Leonardo Padura : C'était la première projection publique du film, [samedi soir]. Il y avait des gens qui l'avaient déjà vu, soit à l'extérieur de Cuba, soit à Cuba, via un canal de diffusion alternatif. Mais la salle d'une capacité de plus de 1 000 places était absolument pleine. C'était très émouvant : Laurent Cantet a appelé sur scène tous ceux qui avaient travaillé sur le film. Quand je suis monté à mon tour sur scène et que le public a commencé à m'applaudir, j'étais vraiment très, très ému. C'était incroyable parce qu'il y avait là les acteurs qui ont travaillé sur le film et qui sont très connus et j'ai eu droit à la plus longue ovation.

Le film, programmé pour le Festival de cinéma de La Havane, avait été retiré de l'affiche...

L'explication officielle a été que le président de l'Institut de cinéma n'avait pas pu voir le film. Et il ne voulait pas programmer le film sans l'avoir vu. C'est pour cette raison que le film a été retiré de la programmation. Le directeur de l'Institut du cinéma nous avait, dès le départ, assuré qu'une autre occasion pour présenter le film serait cherchée. Le Festival du film français de La Havane a donc été cette nouvelle opportunité, et c'est tant mieux, parce que cela a permis de mettre un terme au problème posé par le retrait du film. Il aura fallu que les Cubains attendent cinq mois pour pouvoir voir le film de façon officielle, mais nombreux étaient ceux qui avaient déjà réussi à le voir par des moyens alternatifs...

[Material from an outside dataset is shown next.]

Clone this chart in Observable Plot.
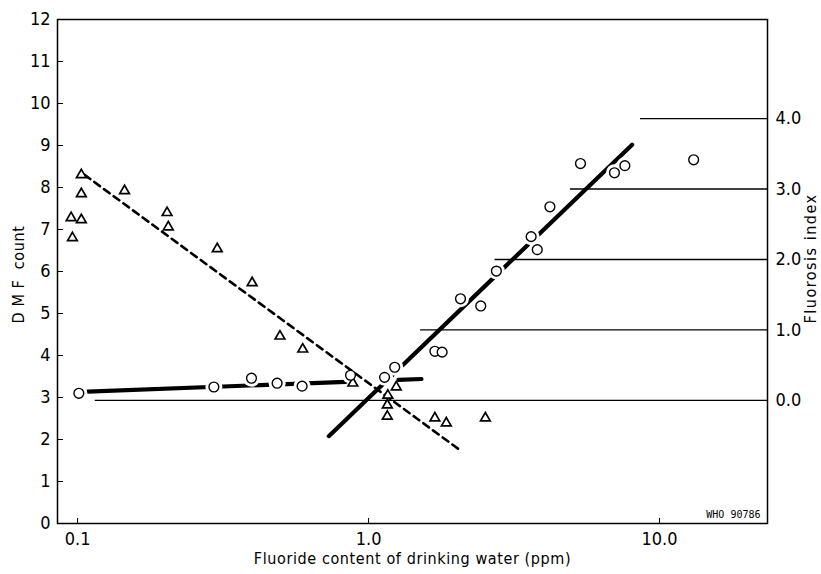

[Quand le film a été retiré de la programmation en décembre], il y a eu de nombreuses protestations de la part des artistes de cinéma. Les gens de cinéma se sont montrés très solidaires. Un groupe important de cinéastes – une sorte de comité qui représente les cinéastes cubains – a eu d'emblée une attitude très ferme... Ils ont même écrit un document public qui a été signé par la suite par tous les Prix nationaux du cinéma cubain, les grandes figures du cinéma cubain qui ont eu ce prix. Lors de la présentation du film, Laurent Cantet a eu un remerciement spécial pour ces collègues du cinéma et les lauréats des prix qui avaient signé l'appel pour que le film soit projeté à Cuba.

Retour à Ithaque est le fruit d'une longue gestation…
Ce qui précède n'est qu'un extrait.